Interesting article. I don’t know if the Tea Party plays a role, I think it is more less than common sense planning and “make do” engineering in terms of routes and frequencies. Commuter rail grows incrementally not in one quick layout like we might do in HO or Lionel, right? The comments by the anti-education radical from Illinois a bit out of line and misinformed. “Another tax payer subsidized train by the self proclaimed social planners who think they know more than everybody else because they went to college and everybody else didn’t. Plus they want almost “free” transportation for the lower classes like in Europe.” I might be a bit thin-skinned here because I like taking trains rather than driving in traffic and went to college and thus take umbrage to ideologues referring to us “lower classes.” By the way “everybody else” in my high school class for the most part did go on to some sort of college, even if it wasn’t Ivy League like Mitt Romney or Grover Norquist. Being that I didn’t want to be uneducated one of the things that I learned both in college and high school and in defending our country during the Cold War (directly engaged with the communists) is that radical right wingers of the fascist ,Third World or Marxist left wing varieties thrive on scoffing at education and at whoever they deem to be “lower class.” They don’t call Mussolini’s Italy a “corporate state” for nothing. Our astute commentator from Illinois has ever read about European trains in “Trains” much less ridden them, because if he had, like many “Trains” writers who have, he’d know they are not “almost free.” (Europeans pay high taxes for a lot of services - and public transportation is expensive - but cheaper than gasoline.) So, people,I hate to appear “too educated” or “lower class” but let’s comment on rail issues on their operational merits and leave the political ranti
Trucks already pay for the roads.

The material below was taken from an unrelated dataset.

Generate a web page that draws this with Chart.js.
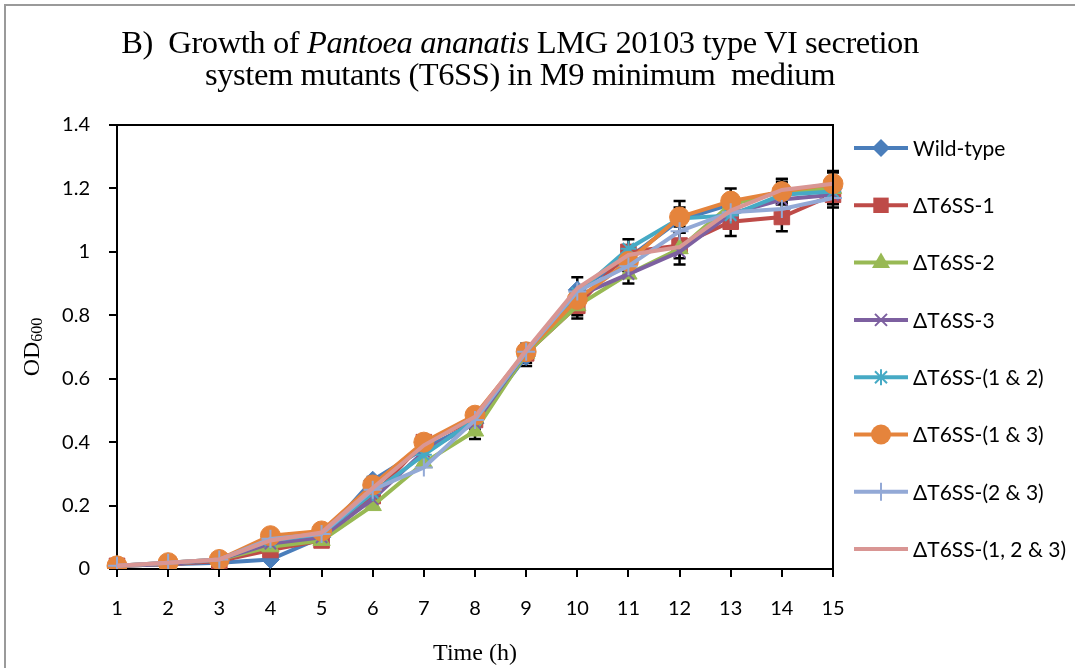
<!DOCTYPE html>
<html>
<head>
<meta charset="utf-8">
<script src="https://cdn.jsdelivr.net/npm/chart.js@4"></script>
<style>
  html, body { margin: 0; padding: 0; background: #fff; overflow: hidden; }
  #wrap { position: relative; width: 1075px; height: 668px; }
  #frame { position: absolute; left: 4px; top: 4px; width: 1200px; height: 800px;
           border: 2px solid #9a9a9a; box-sizing: border-box; pointer-events: none; }
  #title { position: absolute; left: 0; width: 1040px; top: 26px; text-align: center;
           font-family: "Liberation Serif", "DejaVu Serif", serif; font-size: 32.5px;
           line-height: 32px; color: #000; letter-spacing: -0.4px; }
  #ytitle { position: absolute; left: 32px; top: 347px; transform: translate(-50%, -50%) rotate(-90deg);
            font-family: "Liberation Serif", serif; font-size: 24px; white-space: nowrap; color: #000; }
  #ytitle sub { font-size: 16px; vertical-align: -3px; }
  canvas { position: absolute; left: 0; top: 0; }
</style>
</head>
<body>
<div id="wrap">
  <canvas id="chart" width="1075" height="668"></canvas>
  <div id="title">B)&nbsp; Growth of <i>Pantoea ananatis</i> LMG 20103 type VI secretion<br>system mutants (T6SS) in M9 minimum&nbsp; medium</div>
  <div id="ytitle">OD<sub>600</sub></div>
  <div id="frame"></div>
</div>
<script>
// time points (h)
const hours = ["1", "2", "3", "4", "5", "6", "7", "8", "9", "10", "11", "12", "13", "14", "15"];
const yTicks = [0, 0.2, 0.4, 0.6, 0.8, 1, 1.2, 1.4];

// OD600 readings per strain
const wildType = [0.01, 0.015, 0.02, 0.03, 0.10, 0.28, 0.38, 0.46, 0.67, 0.88, 0.98, 1.10, 1.15, 1.19, 1.20];
const t6ss1    = [0.01, 0.015, 0.025, 0.06, 0.09, 0.23, 0.40, 0.47, 0.68, 0.83, 1.00, 1.02, 1.095, 1.11, 1.18];
const t6ss2    = [0.01, 0.015, 0.03, 0.07, 0.09, 0.20, 0.335, 0.435, 0.68, 0.83, 0.93, 1.01, 1.15, 1.19, 1.20];
const t6ss3    = [0.01, 0.015, 0.03, 0.08, 0.10, 0.22, 0.37, 0.46, 0.685, 0.86, 0.93, 1.00, 1.12, 1.165, 1.18];
const t6ss12   = [0.01, 0.02, 0.03, 0.09, 0.11, 0.24, 0.36, 0.47, 0.685, 0.87, 1.01, 1.105, 1.115, 1.18, 1.19];
const t6ss13   = [0.01, 0.02, 0.03, 0.105, 0.12, 0.265, 0.40, 0.485, 0.685, 0.85, 0.97, 1.11, 1.16, 1.19, 1.215];
const t6ss23   = [0.01, 0.02, 0.03, 0.095, 0.11, 0.25, 0.32, 0.47, 0.685, 0.875, 0.955, 1.065, 1.125, 1.135, 1.17];
const t6ss123  = [0.01, 0.02, 0.03, 0.09, 0.115, 0.255, 0.39, 0.48, 0.69, 0.885, 0.99, 1.015, 1.13, 1.195, 1.215];

// standard deviations (error bars)
const errWildType = [0, 0, 0, 0.005, 0.01, 0.01, 0.01, 0.02, 0.03, 0.04, 0.04, 0.04, 0.03, 0.04, 0.05];
const errT6ss1    = [0, 0, 0, 0.005, 0.01, 0.01, 0.01, 0.02, 0.03, 0.04, 0.04, 0.06, 0.045, 0.045, 0.04];
const errT6ss2    = [0, 0, 0, 0.005, 0.01, 0.01, 0.01, 0.025, 0.02, 0.03, 0.03, 0.03, 0.03, 0.03, 0.03];
const errT6ss13   = [0, 0, 0, 0.005, 0.01, 0.01, 0.01, 0.01, 0.02, 0.03, 0.03, 0.05, 0.04, 0.04, 0.04];

const seriesNames = ["Wild-type", "ΔT6SS-1", "ΔT6SS-2", "ΔT6SS-3", "ΔT6SS-(1 & 2)", "ΔT6SS-(1 & 3)", "ΔT6SS-(2 & 3)", "ΔT6SS-(1, 2 & 3)"];
const seriesData = [wildType, t6ss1, t6ss2, t6ss3, t6ss12, t6ss13, t6ss23, t6ss123];
const seriesErr = [errWildType, errT6ss1, errT6ss2, null, null, errT6ss13, null, null];
const colors = ["#4a7ebb", "#be4b48", "#98b954", "#7d60a0", "#46aac5", "#e5843c", "#93a9d6", "#d99694"];
const markers = ["rectRot", "rect", "triangle", "crossRot", "star", "circle", "cross", "line"];
const radii = [9, 11, 10, 8, 8, 10, 9, 0];

const FONT = "Lato, 'Open Sans', sans-serif";

const datasets = seriesNames.map((name, i) => ({
  label: name,
  data: seriesData[i],
  errors: seriesErr[i],
  borderColor: colors[i],
  backgroundColor: colors[i],
  pointBackgroundColor: colors[i],
  pointBorderColor: colors[i],
  pointStyle: markers[i],
  pointRadius: radii[i],
  pointBorderWidth: (markers[i] === "crossRot" || markers[i] === "star" || markers[i] === "cross") ? 2 : 1,
  borderWidth: 4,
  tension: 0,
  order: seriesNames.length - i,
}));

// black error bars, drawn under the markers
const errorBars = {
  id: "errorBars",
  beforeDatasetsDraw(chart) {
    const ctx = chart.ctx;
    const xs = chart.scales.x, ys = chart.scales.y;
    ctx.save();
    ctx.strokeStyle = "#000";
    ctx.lineWidth = 2.5;
    chart.data.datasets.forEach((ds) => {
      if (!ds.errors) return;
      ds.data.forEach((v, j) => {
        const e = ds.errors[j];
        if (!e) return;
        const x = xs.getPixelForValue(j);
        const y1 = ys.getPixelForValue(v + e), y2 = ys.getPixelForValue(v - e);
        ctx.beginPath();
        ctx.moveTo(x, y1); ctx.lineTo(x, y2);
        ctx.moveTo(x - 6, y1); ctx.lineTo(x + 6, y1);
        ctx.moveTo(x - 6, y2); ctx.lineTo(x + 6, y2);
        ctx.stroke();
      });
    });
    ctx.restore();
  },
};

// top and right edges of the plot area
const plotFrame = {
  id: "plotFrame",
  afterDraw(chart) {
    const { ctx, chartArea: a } = chart;
    ctx.save();
    ctx.strokeStyle = "#000";
    ctx.lineWidth = 2;
    ctx.beginPath();
    ctx.moveTo(a.left - 8, a.top);
    ctx.lineTo(a.right, a.top);
    ctx.lineTo(a.right, a.bottom);
    ctx.stroke();
    ctx.restore();
  },
};

function drawMarker(ctx, style, x, y, r, color) {
  ctx.save();
  ctx.fillStyle = color;
  ctx.strokeStyle = color;
  ctx.lineWidth = 2;
  ctx.beginPath();
  if (style === "rectRot") {
    ctx.moveTo(x, y - r); ctx.lineTo(x + r, y); ctx.lineTo(x, y + r); ctx.lineTo(x - r, y); ctx.closePath(); ctx.fill();
  } else if (style === "rect") {
    ctx.rect(x - r * 0.7, y - r * 0.7, r * 1.4, r * 1.4); ctx.fill();
  } else if (style === "triangle") {
    ctx.moveTo(x, y - r); ctx.lineTo(x + r * 0.9, y + r * 0.55); ctx.lineTo(x - r * 0.9, y + r * 0.55); ctx.closePath(); ctx.fill();
  } else if (style === "circle") {
    ctx.arc(x, y, r, 0, Math.PI * 2); ctx.fill();
  } else if (style === "crossRot" || style === "star" || style === "cross") {
    const d = r * 0.75;
    if (style !== "cross") { ctx.moveTo(x - d, y - d); ctx.lineTo(x + d, y + d); ctx.moveTo(x + d, y - d); ctx.lineTo(x - d, y + d); }
    if (style !== "crossRot") { ctx.moveTo(x, y - r); ctx.lineTo(x, y + r); ctx.moveTo(x - r, y); ctx.lineTo(x + r, y); }
    ctx.stroke();
  }
  ctx.restore();
}

// legend on the right: line with marker, then label
const sideLegend = {
  id: "sideLegend",
  afterDraw(chart) {
    const { ctx, chartArea: a } = chart;
    const x0 = a.right + 21, x1 = a.right + 75, tx = a.right + 80;
    ctx.save();
    ctx.font = "21px " + FONT;
    ctx.textBaseline = "middle";
    chart.data.datasets.forEach((ds, i) => {
      const y = a.top + 23 + i * 57.3;
      ctx.strokeStyle = ds.borderColor;
      ctx.lineWidth = 4;
      ctx.beginPath(); ctx.moveTo(x0, y); ctx.lineTo(x1, y); ctx.stroke();
      drawMarker(ctx, ds.pointStyle, (x0 + x1) / 2, y, ds.pointRadius, ds.borderColor);
      ctx.fillStyle = "#000";
      ctx.fillText(ds.label, tx, y + 1);
    });
    ctx.restore();
  },
};

new Chart(document.getElementById("chart"), {
  type: "line",
  data: { labels: hours, datasets },
  plugins: [errorBars, plotFrame, sideLegend],
  options: {
    responsive: false,
    animation: false,
    layout: { padding: { left: 0, top: 125, right: 242, bottom: 0 } },
    plugins: { legend: { display: false }, title: { display: false }, tooltip: { enabled: false } },
    scales: {
      x: {
        type: "category",
        offset: false,
        afterFit(scale) { scale.height = 99; },
        border: { display: true, color: "#000", width: 2 },
        grid: { display: true, drawOnChartArea: false, drawTicks: true, tickLength: 8, color: "#000", lineWidth: 2 },
        ticks: { color: "#000", padding: 20, font: { family: FONT, size: 20 }, maxRotation: 0, autoSkip: false },
        title: {
          display: true, text: "Time (h)", color: "#000",
          font: { family: "'Liberation Serif', serif", size: 24 },
          padding: { top: 0, bottom: 0 },
        },
      },
      y: {
        min: 0,
        max: 1.4,
        afterFit(scale) { scale.width = 117; },
        afterBuildTicks(scale) { scale.ticks = yTicks.map((v) => ({ value: v })); },
        border: { display: true, color: "#000", width: 2 },
        grid: { display: true, drawOnChartArea: false, drawTicks: true, tickLength: 8, color: "#000", lineWidth: 2 },
        ticks: {
          color: "#000", padding: 19, font: { family: FONT, size: 20 },
          callback: (v) => String(Number(v.toFixed(1))),
        },
      },
    },
  },
});
</script>
</body>
</html>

There is no tax in place to fund commuter rail.
All of the comments notwithstanding, this move is most unusual. A public agency that seems to understand that there is a law of supply and demand and that cutting prices might actually result in more rides taken and paid for? Unheard of in most government-owned operations! The usual approach from a public agency is to raise its prices (fares) when demand (traffic) is off, in order to keep the income stream from shrinking. Unfortunately the result is fewer rides taken and a drip in traffic and another round of fare boosts and . . . so it goes.
We have toll roads here in So Cal that have disappointed at every turn. The folks don’t want to pay, so the owners of the road raise the toll to make up for the weak appeal. That means in turn that even fewer drivers pay and . . . well, by now you get it.